What does the future hold for television? Interview with DigitasLBi

By Chris Lee

At the recent 2013 MacTaggart lecture at the Guardian Edinburgh International Television festival, actor Kevin Spacey challenged the UK television industry to be more creative in the era of the Social Web. His award-nominated drama House of Cards was streamed on Internet film site Netflix made of 26 episodes.

“[15 years ago] the film industry didn’t believe that television would ever become its biggest competitor,” he said, citing Mad Men, True Blood, Breaking Bad, Game of Thrones and various other episodic dramas as evidence of the wealth of creativity in television.

“I wonder if you are – as I am – disappointed that this medium doesn’t always reach for the highest of excellence as much as it should, or could?” he added, believing we are in a “golden age” of television. “That’s what it’s always been about – emerging talent. I’m disappointed. Disappointed this industry doesn’t do more to support new talent. Things are changing and changing fast. Kids aren’t growing up with a sense of television as the aspirational place for their ideas.”

Internet killed the video star?

Traditional television channels still draw the majority (90%) of TV content viewers and is still the preferred channel for advertisers , according to Nielsen. Mobile viewing of television content via iPads, mobiles or laptops only accounts for three minutes and 30 seconds of content viewing each day, according to The Guardian, so most people still watch TV content at the time of broadcast.

TV “on life support”

According to Simon Gill, executive creative director at global marketing and technology agency DigitasLBi, the video consumption is fragmented and users will ultimately be drawn to channels providing the best content.
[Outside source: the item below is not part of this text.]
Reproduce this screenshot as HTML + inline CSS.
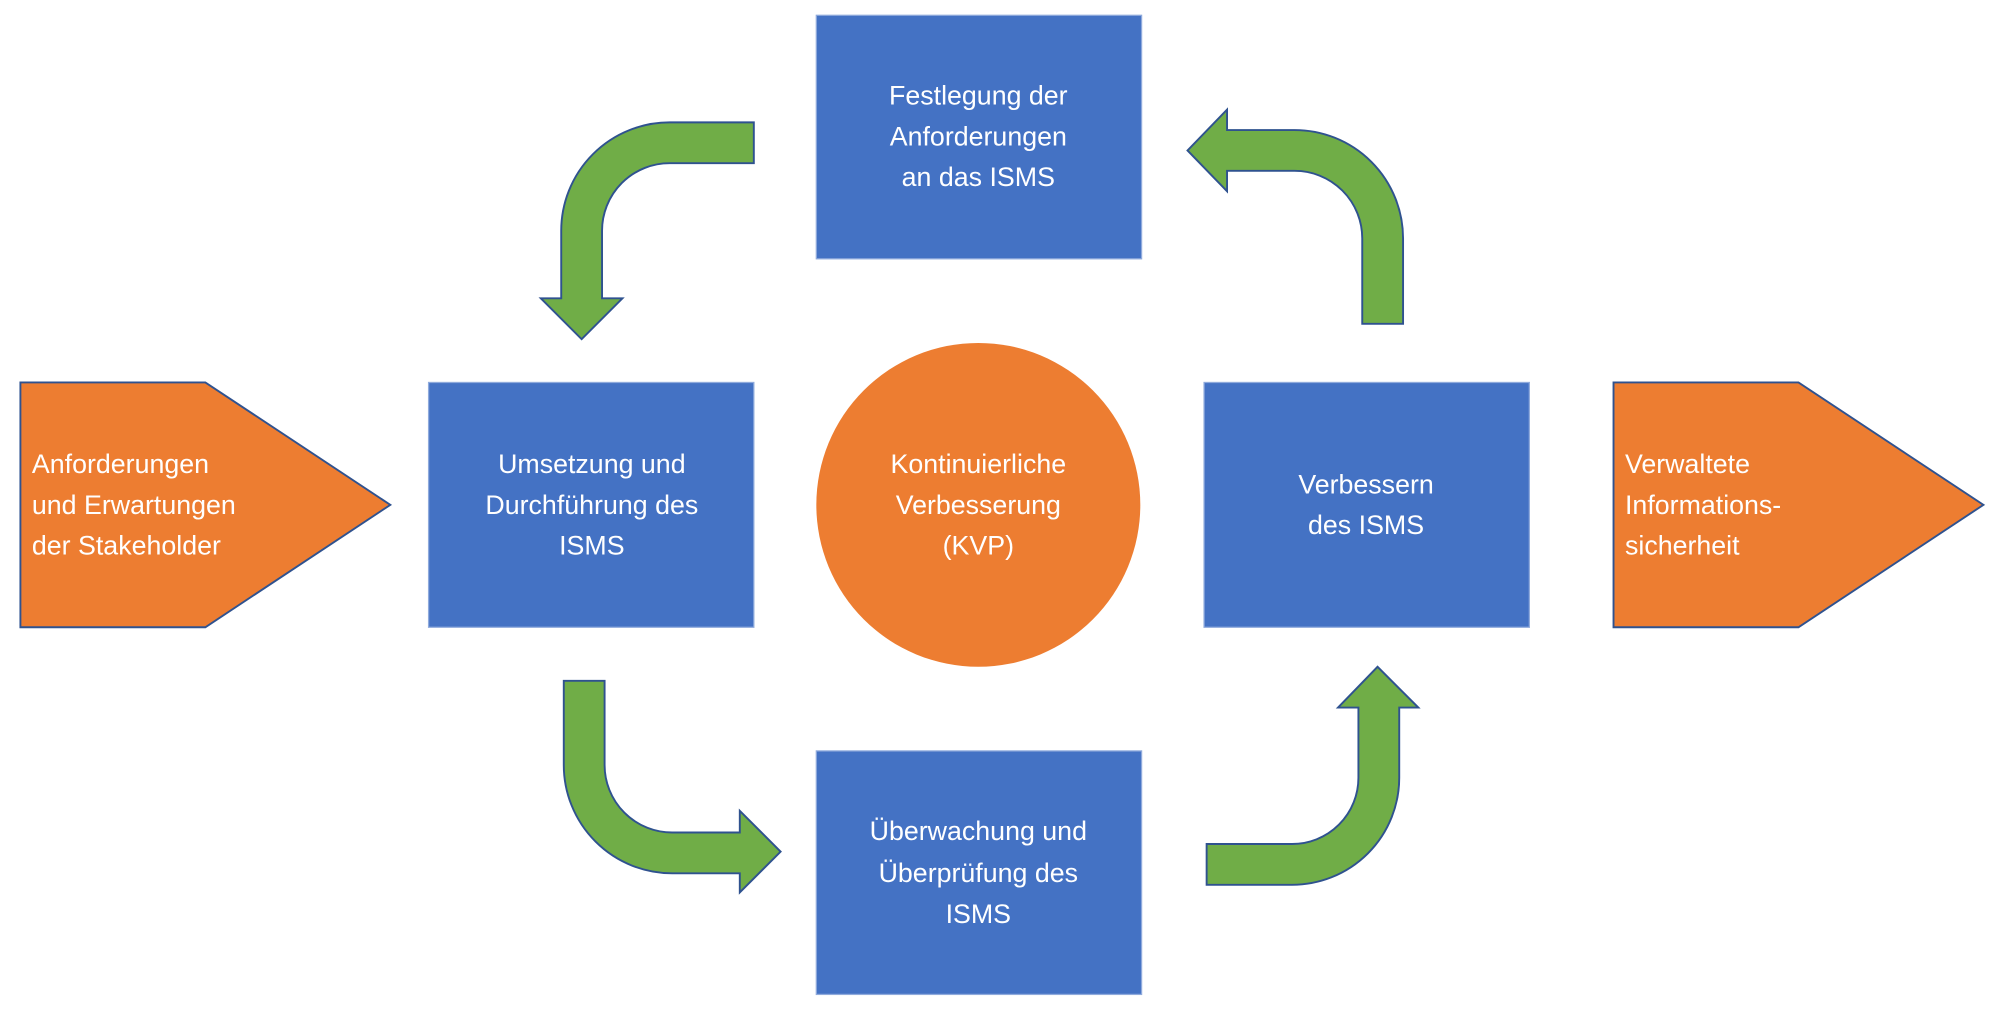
<!DOCTYPE html>
<html><head><meta charset="utf-8"><style>
html,body{margin:0;padding:0;background:#fff;width:2000px;height:1011px;overflow:hidden}
svg{display:block}
text{font-family:"Liberation Sans",sans-serif;font-size:21px;fill:#fff}
</style></head><body>
<svg width="2000" height="1011" viewBox="0 0 1568 793" preserveAspectRatio="none">
<g fill="#70AD47" stroke="#2F528F" stroke-width="1.5">
<path d="M591,96 L525,96 A85,85 0 0 0 440,181 L440,234 L424,234 L456,266 L488,234 L472,234 L472,181 A53,53 0 0 1 525,128 L591,128 Z"/>
<path d="M1068,254 L1068,187 A53,53 0 0 0 1015,134 L962,134 L962,150 L931,118 L962,86 L962,102 L1015,102 A85,85 0 0 1 1100,187 L1100,254 Z"/>
<path d="M442,534 L474,534 L474,600 A53,53 0 0 0 527,653 L580,653 L580,636 L612,668 L580,700 L580,685 L527,685 A85,85 0 0 1 442,600 Z"/>
<path d="M946,662 L1013,662 A52,52 0 0 0 1065,610 L1065,555 L1049,555 L1080,523 L1112,555 L1097,555 L1097,610 A84,84 0 0 1 1013,694 L946,694 Z"/>
</g>
<g fill="#4472C4" stroke="#8FAADC" stroke-width="1">
<rect x="640" y="12" width="255" height="191"/>
<rect x="336" y="300" width="255" height="192"/>
<rect x="944" y="300" width="255" height="192"/>
<rect x="640" y="589" width="255" height="191"/>
</g>
<circle cx="767" cy="396" r="127" fill="#ED7D31"/>
<g fill="#ED7D31" stroke="#2F528F" stroke-width="1.5">
<path d="M16,300 L161,300 L306,396 L161,492 L16,492 Z"/>
<path d="M1265,300 L1410,300 L1555,396 L1410,492 L1265,492 Z"/>
</g>
<g text-anchor="middle">
<text x="767" y="82">Festlegung der</text>
<text x="767" y="114">Anforderungen</text>
<text x="767" y="146">an das ISMS</text>
<text x="464" y="371">Umsetzung und</text>
<text x="464" y="403">Durchführung des</text>
<text x="464" y="435">ISMS</text>
<text x="767" y="371">Kontinuierliche</text>
<text x="767" y="403">Verbesserung</text>
<text x="767" y="435">(KVP)</text>
<text x="1071" y="387">Verbessern</text>
<text x="1071" y="419">des ISMS</text>
<text x="767" y="659">Überwachung und</text>
<text x="767" y="692">Überprüfung des</text>
<text x="767" y="724">ISMS</text>
</g>
<g>
<text x="25" y="371">Anforderungen</text>
<text x="25" y="403">und Erwartungen</text>
<text x="25" y="435">der Stakeholder</text>
<text x="1274" y="371">Verwaltete</text>
<text x="1274" y="403">Informations-</text>
<text x="1274" y="435">sicherheit</text>
</g>
</svg>
</body></html>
“Broadcast TV as we know it is on life support. It’s being kept alive only by big live audience involvement programs like X-Factor, Big Brother and the big live sporting events,” he told NMK. “These shows still benefit from the cost effective radio wave broadcast that delivers at scale. However Red Bull’s jump from space as broadcast on YouTube held up well and points the way to it being a reality for an entire viewing nation before long.”

Outside of these live spectaculars, Gill believes PVRs (personal video recorders), on-demand services like Netflix and community video such as YouTube have put viewing is under the control of the viewer.

“When, where, what: we decide and the Internet is what’s making it possible,” he added. “The winners will be those with the best content, the easiest to use and best overall experience. For example, Sky does a great job at packaging up its services and apps to charge a high monthly fee, but it would be nothing without its exclusive content. Through its rich database of user analytics, Netflix is able to make measured bets with its Netflix Originals content that will soon provide genre and audience specific shows that become talking points.”